## [Directive]
Your job is to retype all of the data word for word, leaving every image out.

* Start Data block *

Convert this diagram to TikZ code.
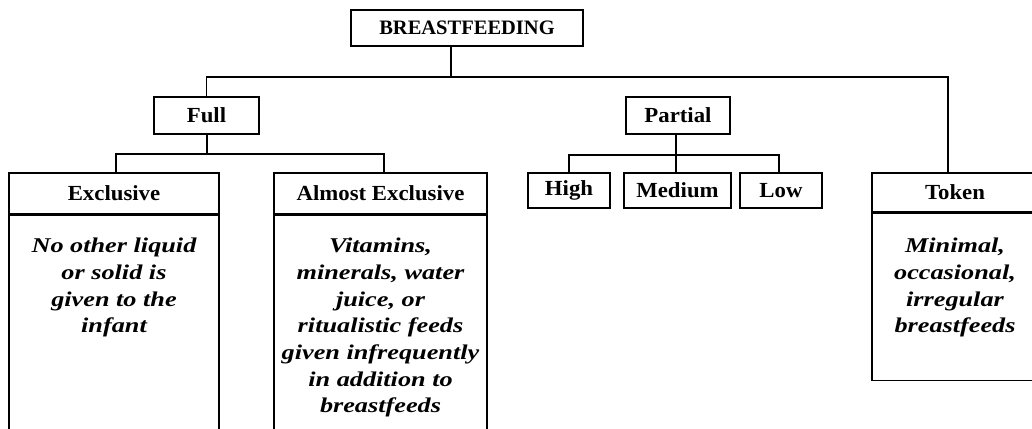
\documentclass[tikz,border=0pt]{standalone}
\usepackage{fontspec}
\setmainfont{Liberation Serif}
\newfontfamily\headfont[FakeStretch=1.06]{Liberation Serif}
\newfontfamily\notefont[FakeStretch=1.25]{Liberation Serif}

\begin{document}
\begin{tikzpicture}[x = 1pt, y = -1pt]
\tikzstyle{headStyle}=[draw, line width = 1.1pt, inner sep = 0pt, font = \fontsize{21.5}{25}\headfont\bfseries\selectfont]
\tikzstyle{titleStyle}=[headStyle, font = \fontsize{20.5}{25}\rmfamily\bfseries\selectfont]
\tikzstyle{frameStyle}=[draw, line width = 1.1pt, inner sep = 0pt, anchor = north]
\tikzstyle{noteStyle}=[inner sep = 0pt, align = center, anchor = north, font = \fontsize{21}{26.7}\notefont\bfseries\itshape\selectfont]
\tikzstyle{linkStyle}=[line width = 1.1pt]
\useasboundingbox (0,0) rectangle (1032,428);
\node[titleStyle, minimum width = 232pt, minimum height = 36pt] (root) at (467,28) {BREASTFEEDING};
\node[headStyle, minimum width = 105pt, minimum height = 37pt] (full) at (206.5,115.5) {Full};
\node[headStyle, minimum width = 104pt, minimum height = 37pt] (partial) at (678,115.5) {Partial};
\node[headStyle, minimum width = 82pt, minimum height = 35pt] (high) at (569,190.5) {High};
\node[headStyle, minimum width = 107pt, minimum height = 35pt] (medium) at (677.5,190.5) {Medium};
\node[headStyle, minimum width = 82pt, minimum height = 35pt] (low) at (781,190.5) {Low};
\node[headStyle, minimum width = 210pt, minimum height = 41pt] (exclusive) at (114,193.5) {Exclusive};
\node[headStyle, minimum width = 213pt, minimum height = 41pt] (almost) at (380.5,193.5) {Almost Exclusive};
\node[headStyle, minimum width = 166pt, minimum height = 39pt] (token) at (955,192.5) {Token};
\node[frameStyle, minimum width = 210pt, minimum height = 236pt] (exclusiveBody) at (exclusive.south) {};
\node[frameStyle, minimum width = 213pt, minimum height = 236pt] (almostBody) at (almost.south) {};
\node[frameStyle, minimum width = 166pt, minimum height = 167pt] (tokenBody) at (token.south) {};
\node[noteStyle] (exclusiveNote) at (114,238) {No other liquid\\or solid is\\given to the\\infant};
\node[noteStyle] (almostNote) at (380.5,238) {Vitamins,\\minerals, water\\juice, or\\ritualistic feeds\\given infrequently\\in addition to\\breastfeeds};
\node[noteStyle] (tokenNote) at (955,238) {Minimal,\\occasional,\\irregular\\breastfeeds};
\coordinate (rootBus) at (451,77);
\coordinate (fullBus) at (207,154);
\coordinate (partialBus) at (676,155);
\draw[linkStyle] (root.south -| rootBus) -- (rootBus);
\draw[linkStyle] (full.north) |- (rootBus) -| ([xshift = -7pt]token.north);
\draw[linkStyle] (full.south -| fullBus) -- (fullBus);
\draw[linkStyle] ([xshift = 2pt]exclusive.north) |- (fullBus) -| ([xshift = 3.5pt]almost.north);
\draw[linkStyle] (partial.south -| partialBus) -- (medium.north -| partialBus);
\draw[linkStyle] (high.north) |- (partialBus) -| ([xshift = -2pt]low.north);
\end{tikzpicture}
\end{document}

* End Data block *

## [Answer]
Convert this diagram to TikZ code.
\documentclass[tikz,border=0pt]{standalone}
\usepackage{fontspec}
\setmainfont{Liberation Serif}
\newfontfamily\headfont[FakeStretch=1.06]{Liberation Serif}
\newfontfamily\notefont[FakeStretch=1.25]{Liberation Serif}

\begin{document}
\begin{tikzpicture}[x = 1pt, y = -1pt]
\tikzstyle{headStyle}=[draw, line width = 1.1pt, inner sep = 0pt, font = \fontsize{21.5}{25}\headfont\bfseries\selectfont]
\tikzstyle{titleStyle}=[headStyle, font = \fontsize{20.5}{25}\rmfamily\bfseries\selectfont]
\tikzstyle{frameStyle}=[draw, line width = 1.1pt, inner sep = 0pt, anchor = north]
\tikzstyle{noteStyle}=[inner sep = 0pt, align = center, anchor = north, font = \fontsize{21}{26.7}\notefont\bfseries\itshape\selectfont]
\tikzstyle{linkStyle}=[line width = 1.1pt]
\useasboundingbox (0,0) rectangle (1032,428);
\node[titleStyle, minimum width = 232pt, minimum height = 36pt] (root) at (467,28) {BREASTFEEDING};
\node[headStyle, minimum width = 105pt, minimum height = 37pt] (full) at (206.5,115.5) {Full};
\node[headStyle, minimum width = 104pt, minimum height = 37pt] (partial) at (678,115.5) {Partial};
\node[headStyle, minimum width = 82pt, minimum height = 35pt] (high) at (569,190.5) {High};
\node[headStyle, minimum width = 107pt, minimum height = 35pt] (medium) at (677.5,190.5) {Medium};
\node[headStyle, minimum width = 82pt, minimum height = 35pt] (low) at (781,190.5) {Low};
\node[headStyle, minimum width = 210pt, minimum height = 41pt] (exclusive) at (114,193.5) {Exclusive};
\node[headStyle, minimum width = 213pt, minimum height = 41pt] (almost) at (380.5,193.5) {Almost Exclusive};
\node[headStyle, minimum width = 166pt, minimum height = 39pt] (token) at (955,192.5) {Token};
\node[frameStyle, minimum width = 210pt, minimum height = 236pt] (exclusiveBody) at (exclusive.south) {};
\node[frameStyle, minimum width = 213pt, minimum height = 236pt] (almostBody) at (almost.south) {};
\node[frameStyle, minimum width = 166pt, minimum height = 167pt] (tokenBody) at (token.south) {};
\node[noteStyle] (exclusiveNote) at (114,238) {No other liquid\\or solid is\\given to the\\infant};
\node[noteStyle] (almostNote) at (380.5,238) {Vitamins,\\minerals, water\\juice, or\\ritualistic feeds\\given infrequently\\in addition to\\breastfeeds};
\node[noteStyle] (tokenNote) at (955,238) {Minimal,\\occasional,\\irregular\\breastfeeds};
\coordinate (rootBus) at (451,77);
\coordinate (fullBus) at (207,154);
\coordinate (partialBus) at (676,155);
\draw[linkStyle] (root.south -| rootBus) -- (rootBus);
\draw[linkStyle] (full.north) |- (rootBus) -| ([xshift = -7pt]token.north);
\draw[linkStyle] (full.south -| fullBus) -- (fullBus);
\draw[linkStyle] ([xshift = 2pt]exclusive.north) |- (fullBus) -| ([xshift = 3.5pt]almost.north);
\draw[linkStyle] (partial.south -| partialBus) -- (medium.north -| partialBus);
\draw[linkStyle] (high.north) |- (partialBus) -| ([xshift = -2pt]low.north);
\end{tikzpicture}
\end{document}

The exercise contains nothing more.